Springfield's public school system is overseen by a five-member school board elected individually by staggered elections to three year terms. Schools include:
- Elm Hill Elementary
- Union Street Elementary
- Riverside Middle School
- Springfield High School

===Colleges===
Satellite campuses of the Community College of Vermont and the University of Vermont are located in Springfield, as well as River Valley Technical Center, a regional technical college.

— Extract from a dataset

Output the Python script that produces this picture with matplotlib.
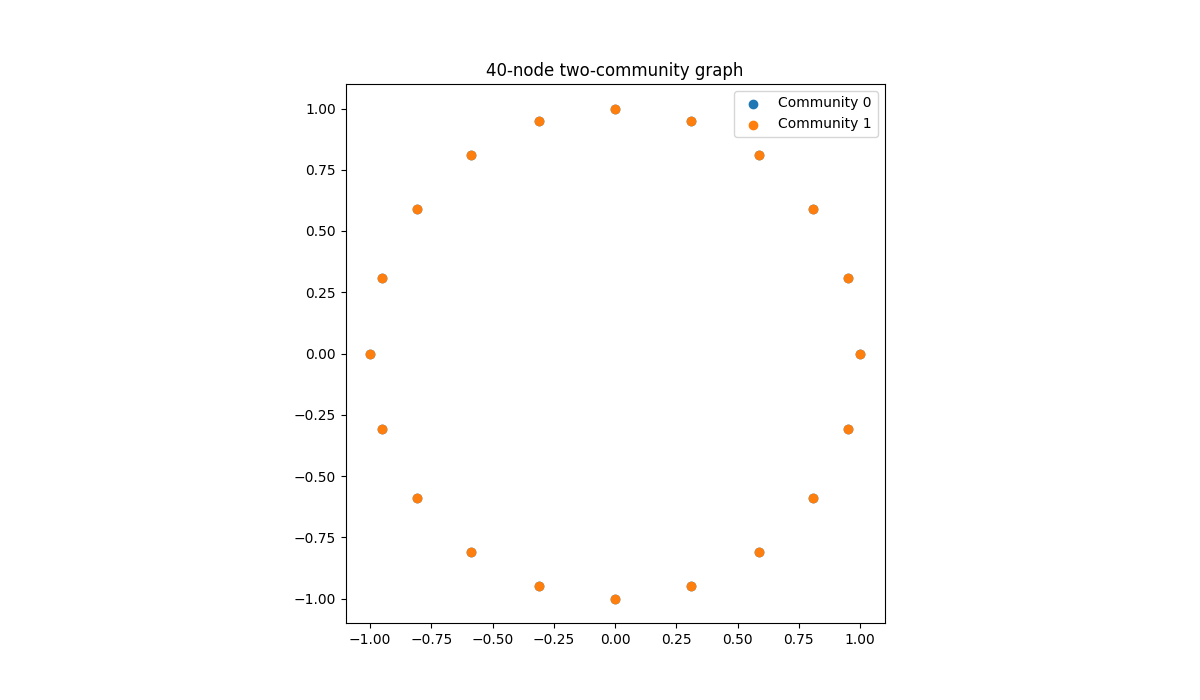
import matplotlib
matplotlib.use("Agg")
import matplotlib.pyplot as plt

comm0_x = [1.000, 0.951, 0.809, 0.588, 0.309, 0.000, -0.309, -0.588, -0.809, -0.951,
           -1.000, -0.951, -0.809, -0.588, -0.309, 0.000, 0.309, 0.588, 0.809, 0.951]
comm0_y = [0.000, 0.309, 0.588, 0.809, 0.951, 1.000, 0.951, 0.809, 0.588, 0.309,
           0.000, -0.309, -0.588, -0.809, -0.951, -1.000, -0.951, -0.809, -0.588, -0.309]
comm1_x = list(comm0_x)
comm1_y = list(comm0_y)

fig, ax = plt.subplots(figsize=(12, 7), dpi=100)
ax.scatter(comm0_x, comm0_y, label="Community 0")
ax.scatter(comm1_x, comm1_y, label="Community 1")
ax.set_aspect("equal")
ax.set_title("40-node two-community graph")
ax.legend(loc="upper right")
fig.savefig("out.png")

The Black River Innovation Campus is offers co-working space, entrepreneurship programs, STEAM education, and technology resources.

==Media==
Springfield is home to its own TV station known as SAPA TV. It broadcasts local info, as well as interviews with local bands, business owners, etc.

==Infrastructure==

===Health care===
The Springfield Hospital is located in Springfield.

===Transportation===
Springfield is intersected by Interstate 91, U.S. Route 5 and Vermont routes 10, 11, 106 and 143. Connecticut River Transit provides bus service.

==Notable people==

- Daric Barton, first baseman with the Oakland Athletics
- George B. Burrows, Wisconsin state legislator
- Henry W. Closson, U.S. Army brigadier general
- George M. Darrow, foremost American authority on strawberries
- Edwin R. Fellows, machine-tool inventor, industrialist
- Walbridge A. Field, U.S. Representative
- Helen Hartness Flanders, collector of American folk music
- Ralph Flanders, machine-tool entrepreneur, banker, senator
- John Elliot Goodenow, politician in Iowa
- Albert Lovejoy Gutterson, Olympic gold medalist (long jump)
- James Hartness, inventor, aviator and 58th governor of Vermont
- Dudley C. Haskell, U.S. Representative
- Charles B. Hoard, U.S. Representative
- Bill Jackowski, professional baseball umpire
- Joseph B. Johnson, 70th governor of Vermont
- Kenny Johnson, film and television actor
- Pattrice Jones, ecofeminist writer, educator, and activist
- James Kochalka, local cartoonist and rock musician
- Lewis R. Morris, U.S. Representative
- Levi P. Morton, 22nd Vice President of the United States
- Alban J. Parker, Vermont Attorney General
- Samuel B. Pettengill, U.S. Representative
- Russell W. Porter, explorer, artist and telescope innovator
- Asahel Lynde Powers, painter
- Paul W. Ruse Jr., Vermont State Treasurer
- Edwin W. Stoughton, lawyer and diplomat
- James Bates Thomson, mathematician, educator, and author
- Wheelock G. Veazey, attorney, judge, and government official
- Louis G. Whitcomb, United States Attorney for Vermont

==In popular culture==
On July 10, 2007, Springfield was selected to host the premiere of The Simpsons Movie, which, like the Simpsons TV show, is set in a town called Springfield. In a Fox competition, Vermont was chosen to host the opening for over 13 other places around the nation called Springfield.